[Ger-Poland-Volhynia] 1901 census and Prairie towns

Dave Obee daveobee at shaw.ca
Fri Jun 7 22:55:20 PDT 2002

Census sub-districts on the Canadian prairies are sometimes named after
settlements, sometimes not. You can't count on that method. If you do, have
fun with Red Deer; they seemed to throw that one in whenever they ran out of
better ideas.

Bear in mind that in 1901 the area south of Winnipeg had been settled for
almost 30 years, so a lot of the placenames were getting locked in. The
farther west you go, the more names were still indefinite, to be kind. You
are lucky your people were in the established area.
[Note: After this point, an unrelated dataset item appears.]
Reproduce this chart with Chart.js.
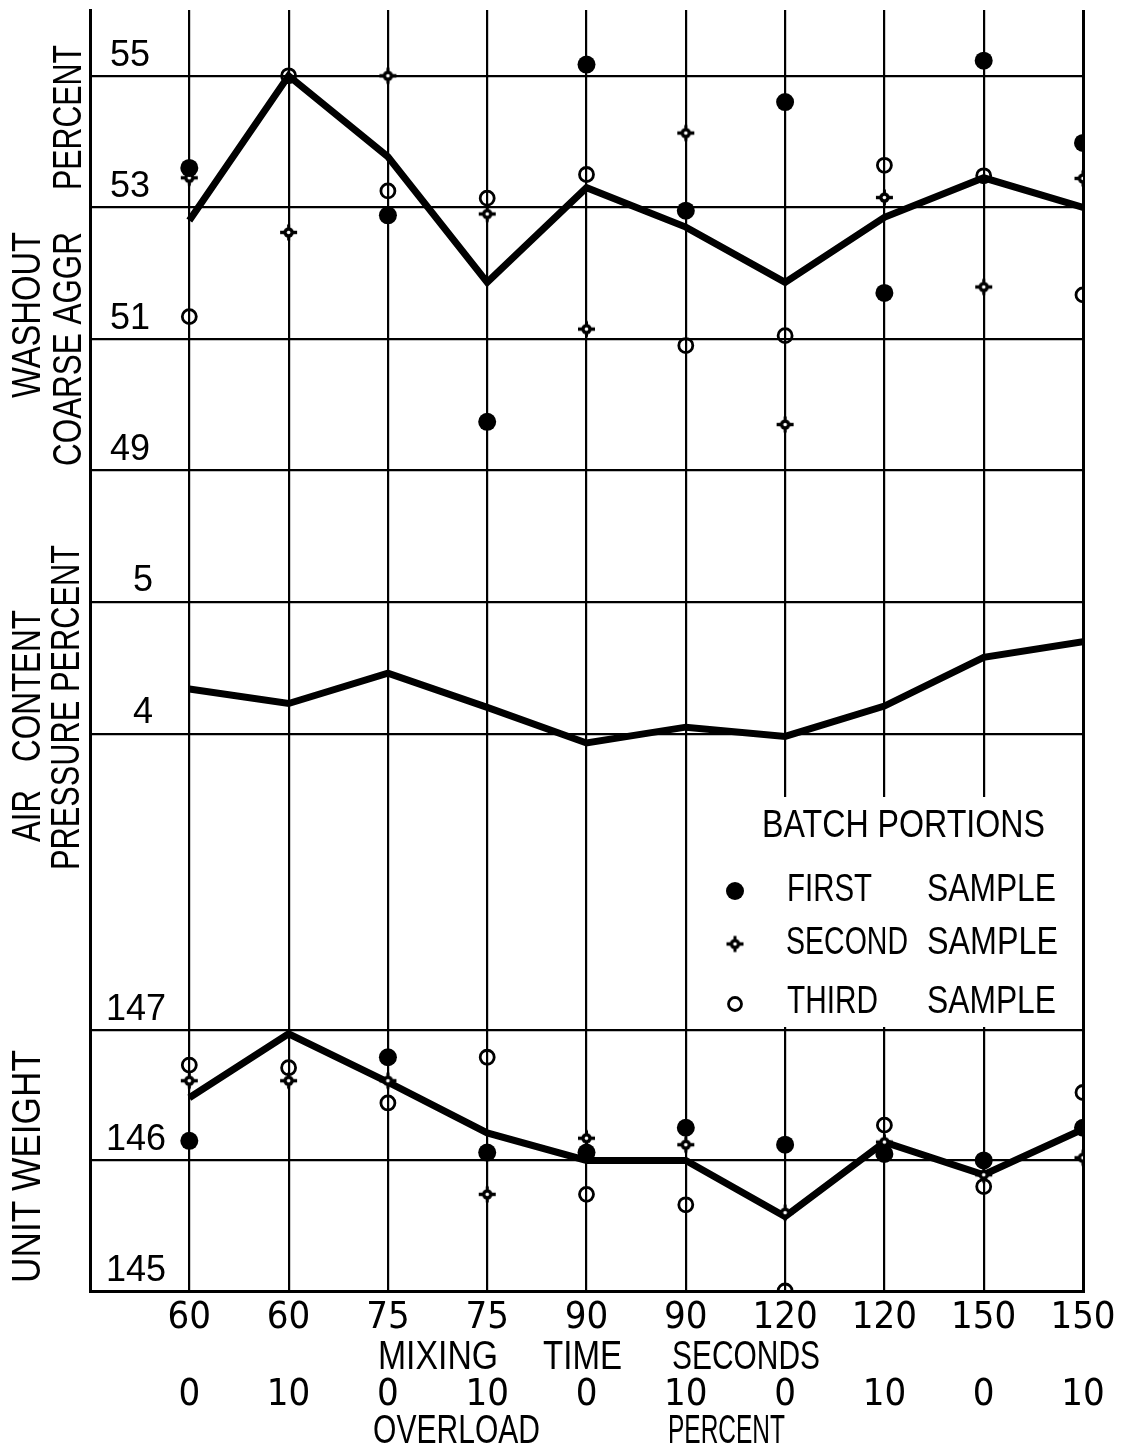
<!DOCTYPE html>
<html>
<head>
<meta charset="utf-8">
<title>Washout, air content and unit weight vs mixing time</title>
<script src="https://cdn.jsdelivr.net/npm/chart.js@4.4.1/dist/chart.umd.min.js"></script>
<style>
  html, body { margin: 0; padding: 0; background: #fff; }
</style>
</head>
<body>
<canvas id="chart" width="1126" height="1455"></canvas>
<script>
// categories (two rows of x labels)
const mixingTime = ['60', '60', '75', '75', '90', '90', '120', '120', '150', '150'];
const overload = ['0', '10', '0', '10', '0', '10', '0', '10', '0', '10'];

// washout coarse aggregate, percent
const washoutMean   = [52.8, 55.0, 53.77, 51.86, 53.3, 52.7, 51.86, 52.85, 53.45, 53.0];
const washoutFirst  = [53.6, null, 52.88, 49.74, 55.17, 52.95, 54.6, 51.7, 55.23, 53.98];
const washoutSecond = [53.45, 52.62, 55.0, 52.9, 51.15, 54.13, 49.7, 53.15, 51.79, 53.44];
const washoutThird  = [51.34, 55.0, 53.25, 53.14, 53.5, 50.9, 51.05, 53.64, 53.48, 51.67];

// air content (pressure), percent
const airMean = [4.34, 4.23, 4.46, 4.2, 3.93, 4.05, 3.98, 4.21, 4.58, 4.7];

// unit weight
const unitMean   = [146.48, 146.97, 146.6, 146.21, 146.0, 146.0, 145.57, 146.14, 145.89, 146.24];
const unitFirst  = [146.15, 147.5, 146.79, 146.06, 146.06, 146.25, 146.12, 146.05, 146.0, 146.25];
const unitSecond = [146.61, 146.61, 146.61, 145.74, 146.17, 146.12, 145.6, 146.14, 145.89, 146.02];
const unitThird  = [146.73, 146.71, 146.44, 146.79, 145.74, 145.66, 145.0, 146.27, 145.8, 146.52];

// tick labels
const washoutTickLabels = [49, 51, 53, 55];
const airTicks = [4, 5];
const unitTicks = [145, 146, 147];

const SANS = '"Liberation Sans", Arial, sans-serif';
const NARROW = '"Liberation Sans Narrow", "DejaVu Sans Condensed", "Liberation Sans", sans-serif';

const pts = arr => arr.map((v, i) => ({ x: i, y: v }));

function secondMarker() {
  const c = document.createElement('canvas');
  c.width = 19; c.height = 19;
  const g = c.getContext('2d');
  g.fillStyle = '#000';
  g.fillRect(1, 7.8, 17, 3.4);
  g.fillRect(8, 1.5, 3, 16);
  g.beginPath(); g.arc(9.5, 9.5, 5.2, 0, Math.PI * 2); g.fill();
  g.fillStyle = '#fff';
  g.beginPath(); g.arc(9.5, 9.5, 1.8, 0, Math.PI * 2); g.fill();
  return c;
}
const plusImg = secondMarker();

function meanLine(data, axis) {
  return {
    data: pts(data), yAxisID: axis, order: 2,
    borderColor: '#000', borderWidth: 7, pointRadius: 0,
    tension: 0, borderCapStyle: 'butt', borderJoinStyle: 'miter'
  };
}
function samples(data, axis, kind) {
  const ds = { data: pts(data), yAxisID: axis, order: 1, showLine: false, pointHoverRadius: 0 };
  if (kind === 'first') {
    Object.assign(ds, { pointStyle: 'circle', pointRadius: 9, pointBackgroundColor: '#000', pointBorderWidth: 0 });
  } else if (kind === 'second') {
    Object.assign(ds, { pointStyle: plusImg, pointRadius: 9 });
  } else {
    Object.assign(ds, { pointStyle: 'circle', pointRadius: 7, pointBackgroundColor: 'rgba(0,0,0,0)',
      pointBorderColor: '#000', pointBorderWidth: 2.8 });
  }
  return ds;
}

// text squeezed to a given width, horizontal or reading upwards
function fitText(ctx, text, x0, x1, cy, size) {
  ctx.save();
  ctx.font = size + 'px ' + SANS;
  const w = ctx.measureText(text).width;
  ctx.translate(x0, cy);
  ctx.scale((x1 - x0) / w, 1);
  ctx.textAlign = 'left';
  ctx.textBaseline = 'middle';
  ctx.fillStyle = '#000';
  ctx.fillText(text, 0, 0);
  ctx.restore();
}
function fitTextUp(ctx, text, cx, yBottom, yTop, size) {
  ctx.save();
  ctx.font = size + 'px ' + SANS;
  const w = ctx.measureText(text).width;
  ctx.translate(cx, yBottom);
  ctx.rotate(-Math.PI / 2);
  ctx.scale((yBottom - yTop) / w, 1);
  ctx.textAlign = 'left';
  ctx.textBaseline = 'middle';
  ctx.fillStyle = '#000';
  ctx.fillText(text, 0, 0);
  ctx.restore();
}

const annotations = {
  id: 'annotations',
  beforeDatasetsDraw(chart) {
    // white legend box hides the grid behind it
    const ctx = chart.ctx;
    ctx.save();
    ctx.fillStyle = '#fff';
    ctx.fillRect(702, 797, 379, 230);
    ctx.restore();
  },
  afterDraw(chart) {
    const ctx = chart.ctx;
    // axis titles
    fitTextUp(ctx, 'PERCENT', 70, 190, 45, 40);
    fitTextUp(ctx, 'COARSE AGGR', 70, 466, 232, 40);
    fitTextUp(ctx, 'WASHOUT', 29, 398, 232, 40);
    fitTextUp(ctx, 'PRESSURE PERCENT', 68, 870, 545, 40);
    fitTextUp(ctx, 'CONTENT', 29, 762, 610, 40);
    fitTextUp(ctx, 'AIR', 29, 842, 790, 40);
    fitTextUp(ctx, 'UNIT WEIGHT', 29, 1283, 1050, 40);

    // x axis captions
    fitText(ctx, 'MIXING', 378, 498, 1358, 40);
    fitText(ctx, 'TIME', 543, 622, 1358, 40);
    fitText(ctx, 'SECONDS', 672, 820, 1358, 40);
    fitText(ctx, 'OVERLOAD', 373, 540, 1432, 40);
    fitText(ctx, 'PERCENT', 668, 785, 1432, 40);

    // legend
    fitText(ctx, 'BATCH PORTIONS', 762, 1045, 827, 38);
    fitText(ctx, 'FIRST', 787, 872, 891, 38);
    fitText(ctx, 'SAMPLE', 927, 1056, 891, 38);
    fitText(ctx, 'SECOND', 786, 908, 944, 38);
    fitText(ctx, 'SAMPLE', 927, 1058, 944, 38);
    fitText(ctx, 'THIRD', 787, 878, 1003, 38);
    fitText(ctx, 'SAMPLE', 927, 1056, 1003, 38);

    ctx.save();
    ctx.fillStyle = '#000';
    ctx.beginPath(); ctx.arc(735, 891, 9, 0, Math.PI * 2); ctx.fill();
    ctx.drawImage(plusImg, 735 - 9.5, 944 - 9.5);
    ctx.strokeStyle = '#000'; ctx.lineWidth = 2.8;
    ctx.beginPath(); ctx.arc(735, 1004, 6.5, 0, Math.PI * 2); ctx.stroke();
    ctx.restore();
  }
};

const gridBase = { color: '#000', drawTicks: false };
const tickFont = { family: SANS, size: 36 };

const yCommon = {
  type: 'linear', position: 'left', stack: 'panels',
  border: { color: '#000', width: 3 },
  afterFit(s) { s.width = 90; s.paddingTop = 0; s.paddingBottom = 0; }
};

new Chart(document.getElementById('chart'), {
  type: 'line',
  data: {
    datasets: [
      samples(washoutFirst, 'yWash', 'first'),
      samples(washoutSecond, 'yWash', 'second'),
      samples(washoutThird, 'yWash', 'third'),
      meanLine(washoutMean, 'yWash'),
      meanLine(airMean, 'yAir'),
      samples(unitFirst, 'yUnit', 'first'),
      samples(unitSecond, 'yUnit', 'second'),
      samples(unitThird, 'yUnit', 'third'),
      meanLine(unitMean, 'yUnit')
    ]
  },
  options: {
    responsive: false,
    animation: false,
    events: [],
    layout: { padding: { top: 6, right: 43, left: 0, bottom: 0 } },
    plugins: { legend: { display: false }, tooltip: { enabled: false } },
    scales: {
      x: {
        type: 'linear', position: 'bottom', min: -1, max: 9,
        afterFit(s) { s.height = 164; s.paddingLeft = 0; s.paddingRight = 0; },
        border: { color: '#000', width: 3 },
        grid: Object.assign({}, gridBase, {
          lineWidth: c => (c.tick && (c.tick.value === -1 || c.tick.value === 9)) ? 3 : 2.2
        }),
        ticks: {
          stepSize: 1, autoSkip: false, maxRotation: 0, minRotation: 0, padding: 8, color: '#000',
          font: { family: NARROW, size: 38, lineHeight: 1.013 },
          callback: v => (v >= 0 && v < mixingTime.length) ? [mixingTime[v], '', overload[v]] : ''
        }
      },
      yWash: Object.assign({}, yCommon, {
        min: 49, max: 56, stackWeight: 462, weight: 3,
        grid: Object.assign({}, gridBase, { lineWidth: c => (c.tick && c.tick.value === 56) ? 3 : 2.2 }),
        ticks: {
          stepSize: 1, mirror: true, padding: 20, labelOffset: -20, color: '#000', font: tickFont,
          callback: v => washoutTickLabels.includes(v) ? String(v) : ''
        }
      }),
      yAir: Object.assign({}, yCommon, {
        min: 1.75, max: 6, stackWeight: 561, weight: 2,
        afterBuildTicks(s) { s.ticks = airTicks.map(v => ({ value: v })); },
        grid: Object.assign({}, gridBase, { lineWidth: 2.2 }),
        ticks: {
          mirror: true, padding: 43, labelOffset: -21, color: '#000', font: tickFont,
          callback: v => String(v)
        }
      }),
      yUnit: Object.assign({}, yCommon, {
        min: 145, max: 147, stackWeight: 262, weight: 1,
        afterBuildTicks(s) { s.ticks = unitTicks.map(v => ({ value: v })); },
        grid: Object.assign({}, gridBase, { lineWidth: 2.2 }),
        ticks: {
          mirror: true, padding: 16, labelOffset: -20, color: '#000', font: tickFont,
          callback: v => String(v)
        }
      })
    }
  },
  plugins: [annotations]
});
</script>
</body>
</html>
The census index on Ancestry.com is good as far is it goes, which so far is
just bits of Manitoba. Another source is www.ingeneas.com, which has indexed
immigrants appearing in the 1901 census of Manitoba. Edward Jager, aged 34,
is there, in the Provencher district, but it does not point you to Franklin.
If you're clever, you can break the Ingeneas code, which will get you to the
right frame more quickly.

A census index for Alberta has been published by the Alberta Genealogical
Society, which has posted a major chunk of it on its web site. The AGS is
also working on Saskatchewan, with publication of some of those volumes due
soon. I don't know if those will be on the Web.